Il Chp, principale forza d'opposizione, alla fine ha prestato giuramento e ha preso parte al dibattito sulla fiducia del terzo governo targato Akp. L'accordo ha spiazzato gli altri partiti che come i repubblicani avevano deputati neoeletti in prigione: dai nazionalisti del Mhp ai curdi del Bdp
I negoziati sono stati condotti dal nuovo speaker del Parlamento Cemil Çiçek, scelto dall’Akp, ma con il gradimento del Chp, facilitato dall’interesse di tutti a trovare un punto d’incontro. Il segnale dell’accordo raggiunto, e ormai solo da formalizzare, è arrivato già domenica: con il presidente Abdullah Gül, in partenza per una visita ufficiale di due giorni in Bulgaria (in agenda, il gasdotto Nabucco, l’intensificazione degli scambi commerciali, i problemi della minoranza turca), che ha imbarcato dei membri dell’opposizione in attesa di giuramento, dandolo in sostanza come cosa fatta.

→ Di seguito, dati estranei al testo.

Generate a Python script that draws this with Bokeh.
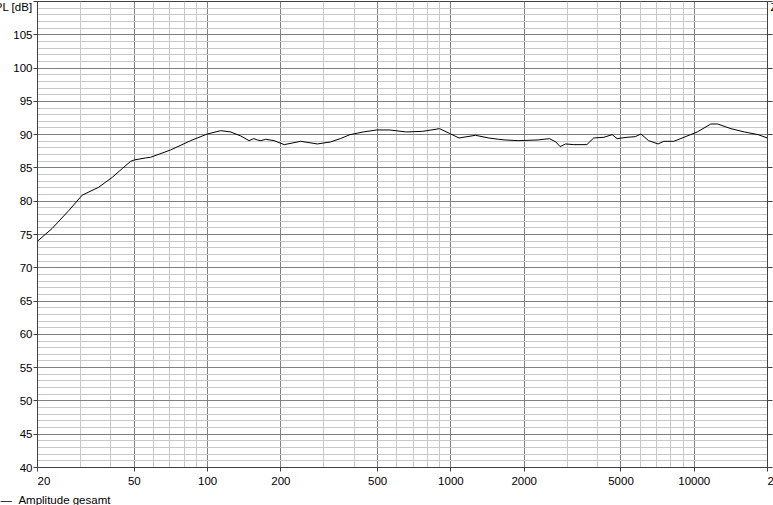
from bokeh.plotting import figure
from bokeh.models import (FixedTicker, Grid, LinearAxis, LogAxis, Title, LogScale,
                          NumeralTickFormatter, GlobalInlineStyleSheet)
from bokeh.embed import file_html
from bokeh.resources import INLINE

# ---- data ----
freq = [20, 22.96, 26.9, 30.5, 35.7, 40.6, 44.6, 48.3, 50, 55.6, 58.3, 70.5, 85.2,
        99.8, 113.3, 124.5, 136.9, 148, 155, 160, 165.5, 173.4, 187.6, 206.5, 241.5,
        282.5, 320, 351, 385, 436, 495, 561, 656, 766, 898, 985, 1080, 1262, 1430,
        1570, 1670, 1890, 2280, 2540, 2700, 2810, 2960, 3200, 3620, 3860, 4250, 4600,
        4820, 5290, 5730, 6040, 6490, 7100, 7500, 8250, 9650, 10290, 11700, 12470,
        14150, 16080, 18300, 19950]
spl = [74.0, 75.9, 78.6, 80.9, 82.1, 83.6, 84.9, 86.0, 86.2, 86.5, 86.6, 87.7, 89.1,
       90.1, 90.6, 90.4, 89.8, 89.1, 89.4, 89.2, 89.1, 89.3, 89.1, 88.5, 89.0,
       88.6, 88.9, 89.4, 90.0, 90.4, 90.7, 90.7, 90.4, 90.5, 90.9, 90.2, 89.5, 89.9, 89.5,
       89.3, 89.2, 89.1, 89.2, 89.4, 88.9, 88.2, 88.6, 88.5, 88.5, 89.5, 89.6, 90.0,
       89.4, 89.6, 89.7, 90.1, 89.1, 88.6, 89.0, 89.0, 90.0, 90.4, 91.6, 91.6,
       90.9, 90.4, 90.0, 89.5]

x_major = [20, 50, 100, 200, 500, 1000, 2000, 5000, 10000, 20000]
x_minor = [30, 40, 60, 70, 80, 90, 300, 400, 600, 700, 800, 900,
           3000, 4000, 6000, 7000, 8000, 9000]
y_labels = [40, 45, 50, 55, 60, 65, 70, 75, 80, 85, 90, 95, 100, 105]
y_top = 110
y_major = y_labels + [y_top]
y_minor = list(range(40, 111))
series_name = "Amplitude gesamt"
y_title = "SPL [dB]"
y2_title = "Z [Ohm]"

FONT = "Liberation Sans"
FS = "11.5px"
AX = "#404040"
MAJ = "#808080"
MIN = "#c8c8c8"
NB = "\u00a0"

# canvas is a bit larger than the window; the page crops it like the reference
p = figure(width=850, height=520, x_axis_type=None, y_axis_location=None,
           x_range=(20, 20000), y_range=(40, 110),
           output_backend="svg", toolbar_location=None,
           min_border_left=57, min_border_right=63, min_border_top=1, min_border_bottom=53)
p.stylesheets = [GlobalInlineStyleSheet(css="body{margin:0 0 0 -20px;overflow:hidden}")]
p.x_scale = LogScale()
p.background_fill_color = "white"
p.border_fill_color = "white"
p.outline_line_color = AX
p.grid.visible = False

# grids
p.add_layout(Grid(dimension=0, ticker=FixedTicker(ticks=x_major, minor_ticks=x_minor),
                  grid_line_color=MAJ, minor_grid_line_color=MIN))
p.add_layout(Grid(dimension=1, ticker=FixedTicker(ticks=y_major, minor_ticks=y_minor),
                  grid_line_color=MAJ, minor_grid_line_color=MIN))

# bottom axis: first / last labels shifted so they start at their ticks
x_over = {x_major[0]: NB * 4 + str(x_major[0]),
          x_major[-1]: NB * 10 + str(x_major[-1])}
xa = LogAxis(ticker=FixedTicker(ticks=x_major), formatter=NumeralTickFormatter(format="0"),
             major_label_overrides=x_over,
             axis_line_color=AX, major_tick_line_color=AX, major_tick_out=4, major_tick_in=0,
             minor_tick_out=0, minor_tick_in=0, major_label_standoff=3,
             major_label_text_font=FONT, major_label_text_font_size=FS,
             major_label_text_color="black")
p.add_layout(xa, "below")

# legend line (as text) under the axis
p.add_layout(Title(text="\u2014" + NB * 2 + series_name, align="left", offset=-37, standoff=4,
                   text_font=FONT, text_font_size=FS, text_font_style="normal",
                   text_color="black"), "below")

# left axis, its title sits at the top tick
ya = LinearAxis(ticker=FixedTicker(ticks=y_major), major_label_overrides={y_top: y_title},
                axis_line_color=AX, major_tick_line_color=AX, major_tick_out=4, major_tick_in=0,
                minor_tick_out=0, minor_tick_in=0, major_label_standoff=1,
                major_label_text_font=FONT, major_label_text_font_size=FS,
                major_label_text_color="black")
p.add_layout(ya, "left")

# right axis (ticks only, title at the top tick)
r_over = {v: "" for v in y_labels}
r_over[y_top] = y2_title
ya2 = LinearAxis(ticker=FixedTicker(ticks=y_major), major_label_overrides=r_over,
                 axis_line_color=AX, major_tick_line_color=AX, major_tick_out=5, major_tick_in=0,
                 minor_tick_out=0, minor_tick_in=0, major_label_standoff=-2,
                 major_label_text_font=FONT, major_label_text_font_size=FS,
                 major_label_text_color="black")
p.add_layout(ya2, "right")

p.line(freq, spl, line_color="black", line_width=1)

open("out.html", "w").write(file_html(p, INLINE))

Lunedì è arrivata l’ufficializzazione, dopo un nuovo giro d’incontri: con una dichiarazione congiunta ma in verità assai generica, priva di riferimenti diretti ai cambiamenti legislativi auspicati dal Chp. Una soluzione talmente rapida da non lasciare spazio all’Mhp, il partito nazionalista che aveva giurato nonostante un neoeletto deputato in prigione (stesso motivo), per inserirsi nel negoziato.
Restano isolati i deputati indipendenti del Bdp curdo. Sei loro colleghi sono dietro le sbarre con l’accusa di aver legami con il Pkk, il partito curdo dei lavoratori, considerato da Ankara alla strgua di un’organizzazione terrorista. Nel caso vengano fornite garanzie scritte sulla sorte dei deputati in prigione, presteranno giuramento. Un’indicazione che sarebbe arrivata direttamente dal leader curdo Abdullah Öcalan. Sono stati esclusi dalle trattative Akp-Chp, ma hanno ricevuto un pressante e pubblico invito a tornare in Parlamento direttamente da Gül ed Erdoğan: che vede nel Bdp un possibile partner nel risolvere l’annosa questione curda, sempre che non assuma delle posizioni radicali come quella ventilata di un Parlamento parallelo a Diyarbakır, nel Kurdistan turco. Il giuramento è un test di affidabilità, insomma: la svolta conclusiva potrebbe esserci anche a breve (o dopo l’estate).
Nel frattempo, venerdì, il premier ha presentato il suo programma in seduta plenaria dopo aver annunciato la squadra di governo alla stampa: nuova Costituzione, crescita e giustizia sociale, infrastrutture e ricerca, sanità, scuola ed Europa.
Ci si potrebbe chiedere: ma chi glielo fa fare alla Turchia a insistere per entrare nell’Ue? I negoziati sono in fase di stallo, la Turchia non figura nel bilancio pluriennale 2014-2020 di Bruxelles, Sarkozy e la Merkel sfruttano ogni possibile occasione per manifestare la loro contrarietà alla membership di Ankara, Cipro continua a rimandare la sua indispensabile riunificazione (ma il ministro degli esteri Ahmet Davutoğlu si è detto fiducioso per una soluzione prima della presidenza di turno cipriota, prevista per il secondo semestre del 2012), la crisi economica dell’Unione potrebbe suscitare dei dubbi di opportunità a un paese che sta battendo ogni record di crescita e aspira a diventare la decima potenza al mondo per Pil entro il 2023.
Eppure il leader dell’Akp, nel suo discorso alla Grande assemblea, ha posto l’Europa tra le priorità da perseguire con convinzione: anche attraverso il nuovo ministero dell’Europa affidato a Egemen Bağış, già capo negoziatore, che martedì e mercoledì avrà una serie d’incontri su Cipro, sull’iter di adesione, sulle riforme richieste – a Istanbul e ad Ankara – col commissario europeo all’allargamento Štefan Füle. L’obiettivo ultimo – e strategico – dell’ingresso a pieno titolo in Europa è stato fissato al 2023, nel centenario della Repubblica: ma la Turchia non vuol perdere tempo, sa bene che la prospettiva europea la rende più appetibile come modello per tutti i paesi arabi e che rinunciarvi – nonostante le difficoltà e i pregiudizi – non è nel suo interesse.